The Headmaster’s return spells trouble as he takes over Sentinel’s body. Now the egotistic Elite Guard has to suck in its pride and ask Optimus for help.
Sentinel is every annoying jerk you’ve ever meant: he’s the pebble in your shoe, the papercut that ruins that your day, the wrong number that wakes you at three in the morning, you get the gist. If he rubbed people off the wrong way during the last episode, “The Return of the Headmaster” is practically cathartic!
The Headmaster (still as groan-worthy as ever) is freed from his penitentiary stronghold thanks to Sumdac Systems’ newest president, the oily Porter C. Powell. His crude capitalist mind is what causes him to release a known terrorist out of jail while simultaneously kicking an eight-year-old out of her only home. Not once does he hesitate; he keeps that greasy smirk throughout the entire episode.
While that guy doesn’t get his just desserst, karma does comes knocking for Sentinel. Sharing a history with Optimus does little to improve their mood with each other. Sentinel is a xenophobic Organic-hater who has no qualms putting humans in their place (for their part, the humans take him about seriously as a day old bagel.) He is constantly rude to Optimus and callously drives around the joint like he owns the place, though doesn’t want to step foot on Earth if he can help it. There’s almost no reason to like this guy despite his past trauma. Optimus passionately tries and fails to keep his partner in line, but Sentinel doesn’t get humbled until he loses his body. When that happens he’s forced to rely on his former friend and Optimus’ reactions to that easily speak for the rest of the episode and the audience: justified amusement. Sentinel is humiliated as he’s literally teased, tossed, and kicked around.
It feels like an extreme departure for Optimus to get a thrill out of this, but it never betrays who he is. He’s already a saint for putting up with Sentinel, but when he sees an opportunity to tease, he does.
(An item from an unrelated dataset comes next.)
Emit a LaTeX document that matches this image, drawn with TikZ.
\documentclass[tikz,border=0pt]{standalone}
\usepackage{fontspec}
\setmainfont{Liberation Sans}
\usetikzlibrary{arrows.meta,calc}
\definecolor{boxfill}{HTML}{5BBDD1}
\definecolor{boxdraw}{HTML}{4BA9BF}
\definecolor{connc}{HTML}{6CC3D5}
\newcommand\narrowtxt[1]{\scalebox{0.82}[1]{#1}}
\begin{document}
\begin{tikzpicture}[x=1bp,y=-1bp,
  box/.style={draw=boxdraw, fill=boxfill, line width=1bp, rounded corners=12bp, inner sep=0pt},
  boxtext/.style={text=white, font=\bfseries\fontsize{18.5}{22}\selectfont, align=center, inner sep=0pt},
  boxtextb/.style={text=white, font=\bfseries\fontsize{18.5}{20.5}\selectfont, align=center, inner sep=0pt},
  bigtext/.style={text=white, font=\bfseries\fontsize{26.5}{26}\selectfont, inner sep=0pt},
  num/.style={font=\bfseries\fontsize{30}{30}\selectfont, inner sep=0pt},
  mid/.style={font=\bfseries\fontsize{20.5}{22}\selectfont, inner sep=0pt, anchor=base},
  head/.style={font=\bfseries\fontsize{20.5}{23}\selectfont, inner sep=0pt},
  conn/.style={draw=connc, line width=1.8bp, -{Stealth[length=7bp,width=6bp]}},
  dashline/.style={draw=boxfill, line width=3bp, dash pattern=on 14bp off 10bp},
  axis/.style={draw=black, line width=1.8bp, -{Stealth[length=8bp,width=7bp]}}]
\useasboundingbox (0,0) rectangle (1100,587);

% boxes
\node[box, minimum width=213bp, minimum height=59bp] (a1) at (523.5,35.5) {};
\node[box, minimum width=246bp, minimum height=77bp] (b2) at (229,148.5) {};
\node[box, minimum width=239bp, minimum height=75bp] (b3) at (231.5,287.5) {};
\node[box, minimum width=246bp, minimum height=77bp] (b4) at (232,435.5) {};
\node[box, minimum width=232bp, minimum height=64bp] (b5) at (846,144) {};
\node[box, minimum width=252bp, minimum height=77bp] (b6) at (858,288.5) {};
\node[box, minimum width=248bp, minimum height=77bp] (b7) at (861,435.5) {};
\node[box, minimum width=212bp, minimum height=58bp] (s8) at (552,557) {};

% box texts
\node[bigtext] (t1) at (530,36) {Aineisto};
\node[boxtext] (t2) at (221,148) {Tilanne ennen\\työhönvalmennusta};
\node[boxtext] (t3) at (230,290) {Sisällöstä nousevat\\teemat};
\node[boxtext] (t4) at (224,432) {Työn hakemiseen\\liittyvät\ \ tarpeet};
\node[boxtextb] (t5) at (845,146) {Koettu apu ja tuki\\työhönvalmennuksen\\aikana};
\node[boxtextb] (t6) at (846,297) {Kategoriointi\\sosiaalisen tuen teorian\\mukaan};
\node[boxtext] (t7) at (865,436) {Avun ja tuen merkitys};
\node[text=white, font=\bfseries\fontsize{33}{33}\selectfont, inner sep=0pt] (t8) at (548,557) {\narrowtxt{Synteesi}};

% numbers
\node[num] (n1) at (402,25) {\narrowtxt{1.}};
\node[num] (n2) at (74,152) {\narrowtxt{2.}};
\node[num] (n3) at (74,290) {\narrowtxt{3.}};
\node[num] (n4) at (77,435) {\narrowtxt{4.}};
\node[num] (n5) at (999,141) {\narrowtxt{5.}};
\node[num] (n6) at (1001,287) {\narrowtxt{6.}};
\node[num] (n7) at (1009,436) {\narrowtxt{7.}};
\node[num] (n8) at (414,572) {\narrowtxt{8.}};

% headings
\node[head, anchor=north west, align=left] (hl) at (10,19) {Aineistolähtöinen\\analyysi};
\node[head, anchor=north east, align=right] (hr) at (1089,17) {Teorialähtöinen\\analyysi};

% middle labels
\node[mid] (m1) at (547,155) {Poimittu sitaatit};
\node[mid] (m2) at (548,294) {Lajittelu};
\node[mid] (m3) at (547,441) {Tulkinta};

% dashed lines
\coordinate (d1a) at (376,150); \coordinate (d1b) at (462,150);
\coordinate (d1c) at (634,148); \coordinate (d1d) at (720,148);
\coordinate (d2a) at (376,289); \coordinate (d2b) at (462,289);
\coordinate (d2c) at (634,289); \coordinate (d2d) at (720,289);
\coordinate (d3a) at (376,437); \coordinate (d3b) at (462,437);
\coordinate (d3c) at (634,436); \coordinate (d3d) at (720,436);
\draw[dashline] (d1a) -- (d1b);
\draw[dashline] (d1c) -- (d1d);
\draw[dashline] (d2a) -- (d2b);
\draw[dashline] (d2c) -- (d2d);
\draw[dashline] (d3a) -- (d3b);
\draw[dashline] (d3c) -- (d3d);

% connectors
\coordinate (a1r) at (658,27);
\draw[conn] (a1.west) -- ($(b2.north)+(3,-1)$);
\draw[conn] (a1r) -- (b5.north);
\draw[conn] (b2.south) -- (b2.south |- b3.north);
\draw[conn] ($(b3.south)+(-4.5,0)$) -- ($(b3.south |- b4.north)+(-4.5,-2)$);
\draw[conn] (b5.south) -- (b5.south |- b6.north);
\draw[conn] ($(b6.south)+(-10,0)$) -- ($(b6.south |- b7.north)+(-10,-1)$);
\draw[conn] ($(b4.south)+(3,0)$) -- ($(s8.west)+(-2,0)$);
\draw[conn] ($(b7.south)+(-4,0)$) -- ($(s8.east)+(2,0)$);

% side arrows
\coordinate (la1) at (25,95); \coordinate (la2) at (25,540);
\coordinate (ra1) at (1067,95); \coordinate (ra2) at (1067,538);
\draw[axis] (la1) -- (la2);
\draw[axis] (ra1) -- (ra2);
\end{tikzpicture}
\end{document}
It’s never mean-spirited as his insults are generally rather benign, yet you nod alongside Optimus because you know Sentinel deserves to get taken down a peg or two. They also show that Optimus is still young and vulnerable enough to poke fun. In the end, it isn’t all for naught. Sentinel won’t change from just one bad experience, but it’s enough for him to genuinely thank Optimus for his efforts. There’s still hope for these two to patch up.
The B plot is quieter, but essential. With no place to call home, Sari takes up the Autobots’ offer to live with them. Bumblebee and Bulkhead try their hardest to lift her spirits, but they have no idea how to care for a human girl and don’t understand that she needs a listening ear instead of busybodies. Being the youngest members of the group and the closest friends with Sari, Bumblebee and Bulkhead are hilariously inept but so adorably loyal that it’s hard to fault them for unintentionally annoying Sari. Their scenes are distinguished by tearful emotions and you feel something when the usually perky Sari breaks down in tears because her entire life has been a lie.
Thanks to all this, the return of an annoying villain isn’t enough to diminish this episode. It’s another great analysis of Optimus’ character and explores another aspect of his personality in a fresh way not done in past episodes.